A Good Read A Good Listen and a Good Drink, David Strange

It’s a simple yet sublime pleasure, and just thinking about it can make you feel a little calmer, a little more content. Imagine: You bring out one of the good rocks glasses (or your favorite mug or a special occasion tea cup) and pour a couple fingers of amber liquid (or something dark and strong or just some whole milk). You drop the needle on the jazz platter (or pull up a blues album on your mp3 player or dig out that mixtape from college). Ensconcing yourself in the coziest seat in the house, you crack the spine on a classic (or find your place in that sci-fi paperback or pull up a biography on your e-book reader). And then, you go away for a while. Ah, bliss.

In this series, some of NTSIB’s friends share beloved albums, books and drinks to recommend or inspire.


David Strange spent many years as a session musician and playing guitar in Courtney Love’s band, while writing his own songs in secret. In January, he’s turning five of them loose upon the world, in the form of a self-titled EP. It is, truly, a dazzling cornucopia of sounds and concepts. It’s a little bit of heavy thudding drums and guitar wizardry, a little bit of electronic wubblebubble, a little bit of Elvis Costello-style grim-pop, a little weird, and a lot awesome. I got through all five songs and immediately wanted to know what else he was building in there.

Mean World is the first single, and the tip of the iceberg:

David Strange - Mean World (Official Video)

And now, I will turn the floor over to him, to tell us about a good read, a good listen, and a good drink:


Photo by Charlotte Kemp Muhl

Photo by Charlotte Kemp Muhl

A Good Read

Delta of Venus by Anais Nin. Broke and destitute sometime in the 1940’s Anais Nin and Henry Miller anonymously began writing erotica for an unnamed ‘collector’ in exchange for the sum of about a dollar per page. Good money for smut in those pre-internet free porn website days. They didn’t take it exactly seriously at the time so it’s a little unclear as to how involved Miller was compared to Nin nor did they intend for mass publication of the work which didn’t appear until the 1970’s when Nin finally permitted it.

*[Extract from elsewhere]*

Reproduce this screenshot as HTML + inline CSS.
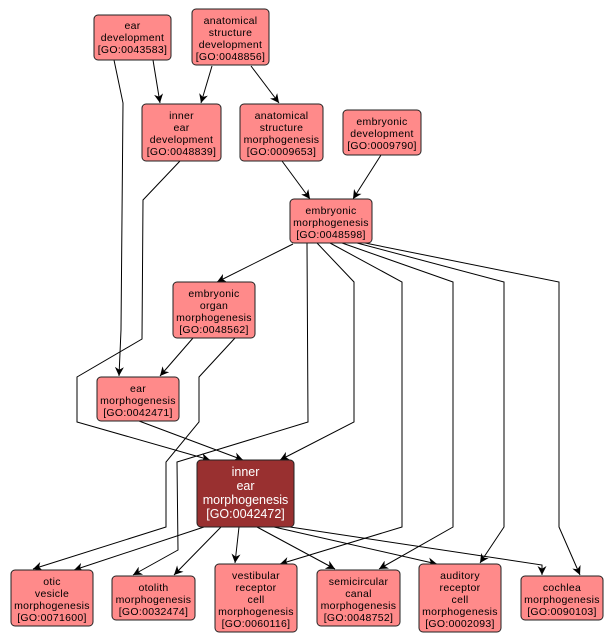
<!DOCTYPE html>
<html><head><meta charset="utf-8"><style>
html,body{margin:0;padding:0;background:#fff;}
svg{display:block;}
text{font-family:"Liberation Sans",sans-serif;font-size:10.5px;fill:#000;text-anchor:middle;letter-spacing:0.3px;}
.w{fill:#fff;font-size:12.5px;letter-spacing:0;}
.n{fill:#ff8a8a;stroke:#222;stroke-width:1;}
.d{fill:#993030;stroke:#222;stroke-width:1;}
.e{fill:none;stroke:#000;stroke-width:1;}
</style></head><body>
<svg width="611" height="644" viewBox="0 0 611 644" xmlns="http://www.w3.org/2000/svg">
<defs><marker id="a" viewBox="0 0 10 10" refX="10" refY="5" markerWidth="9" markerHeight="9" orient="auto" markerUnits="userSpaceOnUse"><path d="M0,0 L10,5 L0,10 L3,5 z" fill="#000"/></marker></defs>
<g class="e" marker-end="url(#a)">
<polyline points="114,60 123,103 121,330 119,376"/>
<polyline points="153,60 160,103"/>
<polyline points="212,66 201,103"/>
<polyline points="251,66 279,103"/>
<polyline points="180,161 143,200 142,339 77,377 77,422 210,460"/>
<polyline points="282,161 310,199"/>
<polyline points="381,155 353,199"/>
<polyline points="293,244 217,282"/>
<polyline points="193,338 160,376"/>
<polyline points="235,338 199,377 199,422 166,462 166,527 33,569"/>
<polyline points="307,243 308,422 177,462 178,550 133,575"/>
<polyline points="139,421 243,460"/>
<polyline points="317,243 354,282 354,422 280,460"/>
<polyline points="330,243 402,282 402,527 280,564"/>
<polyline points="342,243 453,282 453,527 379,569"/>
<polyline points="357,243 504,282 504,527 480,563"/>
<polyline points="365,243 559,282 559,527 580,575"/>
<polyline points="204,527 74,570"/>
<polyline points="221,527 174,575"/>
<polyline points="239,527 235,563"/>
<polyline points="257,527 335,569"/>
<polyline points="274,527 437,564"/>
<polyline points="290,527 542,565 542,575"/>
</g>
<rect class="n" x="94" y="15" width="77" height="45" rx="4"/>
<text x="132.5" y="29">ear</text><text x="132.5" y="41">development</text><text x="132.5" y="53">[GO:0043583]</text>
<rect class="n" x="192" y="9" width="77" height="56" rx="4"/>
<text x="230.5" y="24">anatomical</text><text x="230.5" y="36">structure</text><text x="230.5" y="48">development</text><text x="230.5" y="60">[GO:0048856]</text>
<rect class="n" x="142" y="104" width="79" height="57" rx="4"/>
<text x="181.5" y="119">inner</text><text x="181.5" y="131">ear</text><text x="181.5" y="143">development</text><text x="181.5" y="155">[GO:0048839]</text>
<rect class="n" x="240" y="104" width="83" height="57" rx="4"/>
<text x="281.5" y="119">anatomical</text><text x="281.5" y="131">structure</text><text x="281.5" y="143">morphogenesis</text><text x="281.5" y="155">[GO:0009653]</text>
<rect class="n" x="343" y="110" width="78" height="45" rx="4"/>
<text x="382" y="125">embryonic</text><text x="382" y="137">development</text><text x="382" y="149">[GO:0009790]</text>
<rect class="n" x="290" y="199" width="82" height="44" rx="4"/>
<text x="331" y="214">embryonic</text><text x="331" y="226">morphogenesis</text><text x="331" y="238">[GO:0048598]</text>
<rect class="n" x="173" y="282" width="82" height="56" rx="4"/>
<text x="214" y="297">embryonic</text><text x="214" y="309">organ</text><text x="214" y="321">morphogenesis</text><text x="214" y="333">[GO:0048562]</text>
<rect class="n" x="97" y="377" width="82" height="44" rx="4"/>
<text x="138" y="392">ear</text><text x="138" y="404">morphogenesis</text><text x="138" y="416">[GO:0042471]</text>
<rect class="d" x="197" y="460" width="97" height="67" rx="4"/>
<text class="w" x="245.5" y="476">inner</text><text class="w" x="245.5" y="490">ear</text><text class="w" x="245.5" y="504">morphogenesis</text><text class="w" x="245.5" y="518">[GO:0042472]</text>
<rect class="n" x="11" y="570" width="82" height="56" rx="4"/>
<text x="52" y="585">otic</text><text x="52" y="597">vesicle</text><text x="52" y="609">morphogenesis</text><text x="52" y="621">[GO:0071600]</text>
<rect class="n" x="112" y="576" width="83" height="44" rx="4"/>
<text x="153.5" y="591">otolith</text><text x="153.5" y="603">morphogenesis</text><text x="153.5" y="615">[GO:0032474]</text>
<rect class="n" x="215" y="564" width="82" height="68" rx="4"/>
<text x="256" y="579">vestibular</text><text x="256" y="591">receptor</text><text x="256" y="603">cell</text><text x="256" y="615">morphogenesis</text><text x="256" y="627">[GO:0060116]</text>
<rect class="n" x="317" y="570" width="83" height="56" rx="4"/>
<text x="358.5" y="585">semicircular</text><text x="358.5" y="597">canal</text><text x="358.5" y="609">morphogenesis</text><text x="358.5" y="621">[GO:0048752]</text>
<rect class="n" x="419" y="564" width="82" height="68" rx="4"/>
<text x="460" y="579">auditory</text><text x="460" y="591">receptor</text><text x="460" y="603">cell</text><text x="460" y="615">morphogenesis</text><text x="460" y="627">[GO:0002093]</text>
<rect class="n" x="521" y="576" width="82" height="44" rx="4"/>
<text x="562" y="591">cochlea</text><text x="562" y="603">morphogenesis</text><text x="562" y="615">[GO:0090103]</text>
</svg>
</body></html>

The ‘collector’ insisted that they leave poetic and literary language aside as much as possible to focus solely on the graphic, sexual and descriptive nature of the vignettes. Despite these instructions and limitations the artistic juices of her . . . inkwell . . . manage to soak through the page. Best read in bed with a pal . . .

A Good Listen

Magma‘s debut, Magma* from 1970. Originally a double LP this album is the manifestation of band leader Christian Vander’s disturbed futuristic vision of humanity’s spiritual and ecological demise. It’s a concept album about a group of humans who flee the doomed earth to settle on a distant planet called Kobaïa. Apparently, this migration is copacetic until a second group of human refugees arrive causing trouble with the original Kobaïan settlers. The album indeed sounds like the soundtrack to this universal theme. At times it’s like a psychedelic version of Coltrane on Broadway if Broadway was a space station. Other times it sounds like the ritual chants of a North African Satanic sex cult having a funk orgy. There’s a sprinkle of Fantasia and flavors of interstellar battle hymns.

Close your eyes while you listen to this and holograms of an epic, interplanetary swordfight on the moon will appear in your mind. Oh, and Vander invented his own language called Kobaïan which is used for most of the vocals on the album. So, I guess it appeals on a lyrical level equally to listeners on earth as well as elsewhere.

*Magma was later reissued as Kobaïa and can be found on iTunes under this title.

Magma - Epok I - Kobaia

A Good Drink

Scorpion Langkau. I found this in the Sarawak state of Borneo, East Malaysia. It’s a traditional drink of the Iban people who are known to be some of the last practicing headhunters of the 20th century. Langkau is distilled from a milky-white rice wine called Tuak and served in a large medicinal jar with a steel ladle and dead scorpion at the bottom. You can find it at Ruai Bar on the outskirts of Kuching. Your body goes numb when you drink this, starting with your teeth. Definitely have it first if you plan on getting any of the traditional bamboo and mallet tattoos that are prevalent among the Iban.